Transit TV Update for the Week of 2/16
This week Transit TV seems to have hired some MTV marketing genius’ cuz it’s all about sex baby. Read on for some risque stuff involving hot tubs, Christie Brinkley and Don Cheetle, but first…
P. Allen Smith tells us to cut all the mushrooms off downed trees before you lean them against your house or any other building. Then use the mushrooms to fill any left over strawberry boxes you might have lying around. He also tells us that picking flower bulbs is like picking cantaloupe at the market, ask a foreigner.
The fish eye lens rears its amazing talents again on Planet X with some of the usual snowboarders and skiers making jumps off of miscellaneous tree trunks and other extreme objects like HELICOPTERS!!! Then taking it easy by jumping off a bridge and hanging out with the group dog. Yesterday a kid moved from his seat to another specifically to get a better view of the TV during Planet X. However, within two minutes his attention wuz diverted by someone opening a window and it never went back.
Raza Campeone’s Ismeal Miranda sits next to an awkwardly placed man in a lime green shirt that doesn’t say a word for the length of the four-minute segment, just staring at him and laughing from time to time. His purpose, though not said, probably has something to do with Ismeal’s sunglass upkeep.
Red headed weather girl wears a huge mic on her lapel.
Dressed Sinatra-esque the Cleavers are making some good stuff that includes onions, salt, big hunks of meat and of course an assload of wine which Tony pours on like a four year old. Two hands on the hull. Zany’s New York accent was perfectly obnoxious and his facial expressions were equally so. Though Tony seemed to realize halfway through that he wuz losing the talking battle and took over once the magic appearing garlic bread showed up.

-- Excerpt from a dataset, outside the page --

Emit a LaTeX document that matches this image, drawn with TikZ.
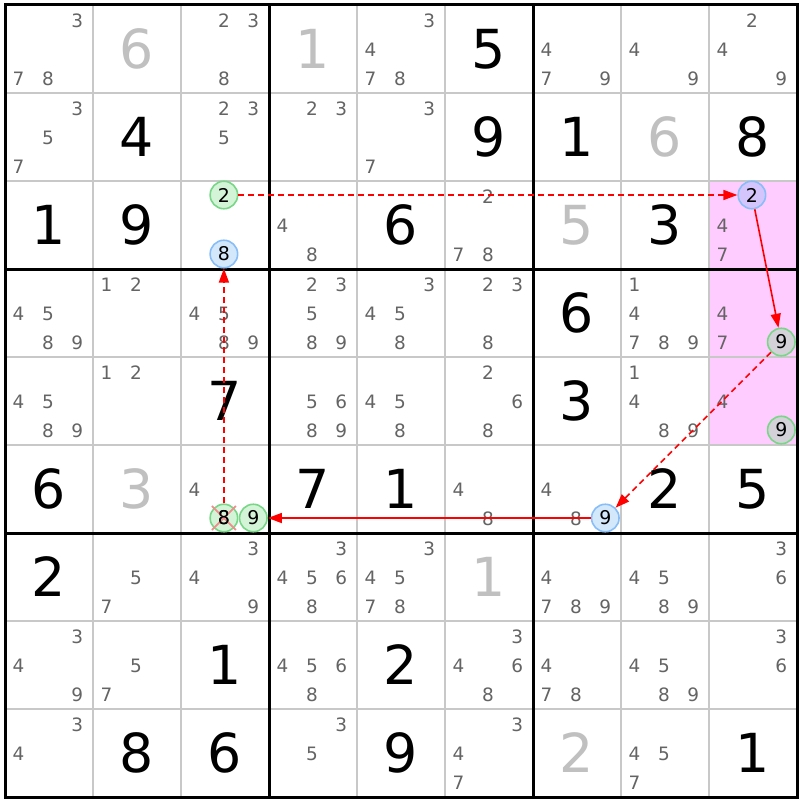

Later in the week they keep it fresh with some Lawrence of Arabia nonsense that ends with Zany doing wut he does best, dancing.
Tech Tips tells us that museums r replacing paintings with big screen TVs
Two questions. How many golf tournaments can there be, and where the f*%k is Jim Cosak!!!
Solutions with Jill tells us the best way to cut up your Sudaphed for a homemade meth lab is to use pliers and to hide the smell from your parents you can boil up some flowers. But only the dying ones or mom might notice! And for those of u with a million free hours, pass the time by wiping down each leaf of your household plants with milk.
Trivia says the oldest public school in the U.S. is the Boston Public Latin School.
Books takes a page from the marketing dept and gets SEXY, featuring a book about Dating, Mating and Manhandling, by two women with cleavage who seem to condone holding hands and having sex when YOU want it! Also, Angela Bassett is finally back on the scene with a book about soft core and a Don Cheetle look-a-like seems to be involved in some way as well. Possibly foreplay editor.
On the Ad front:
The Total Gym is still profiting from divorcees and is now making waves on Transit TV, turning fat people like Claire into less fat, but still unattractive members of society. Also, turns out I still want to have sex with Christie Brinkley even after ol’ Billy and even ol’-er Chuck Norris have had their ways. Transit TV’s targeting of the swinger demographic continues with its key party inspired hot tub ads. Sick of spending all day at the dry cleaners and not getting a degree at the same time? Well 30ed wants you! You can earn any degree you want so long as your husband says so and all while hanging with your friends at the drycleaners while 99makethemoney.com is an obvious Drew Rosenhaus bite. And finally, Quickbrite allows u to find all your husbands hidden pron without the hassle of a flashlight.
A random announcement. Transit TV is in bed with store bought flower wholesalers and tells us all not to buy flowers from the Internet. They die in like a day. However, being a really great person I’ve bought flowers online before for the sick and the loved and they lasted at least 3 days.
And on a non-programming note the Transit TV mo graph dept, along with creating amazingly realistic and useful graphics such as the logo morphing into a Swiss army knife, has done it again by biting the sh#t out of Transformers and making the logo turn into Optimus Prime. Albeit a blocky and poorly moving recreation, Optimus al the same. Make sure not to miss when he slowly flies across the screen.
Re: Where the f*#k is Jim Cosak!!! Fear not for he’s back and hatin’ on some snow, but lovin’ on some LPGA action in Honolulu, and wishing us all a great weekend!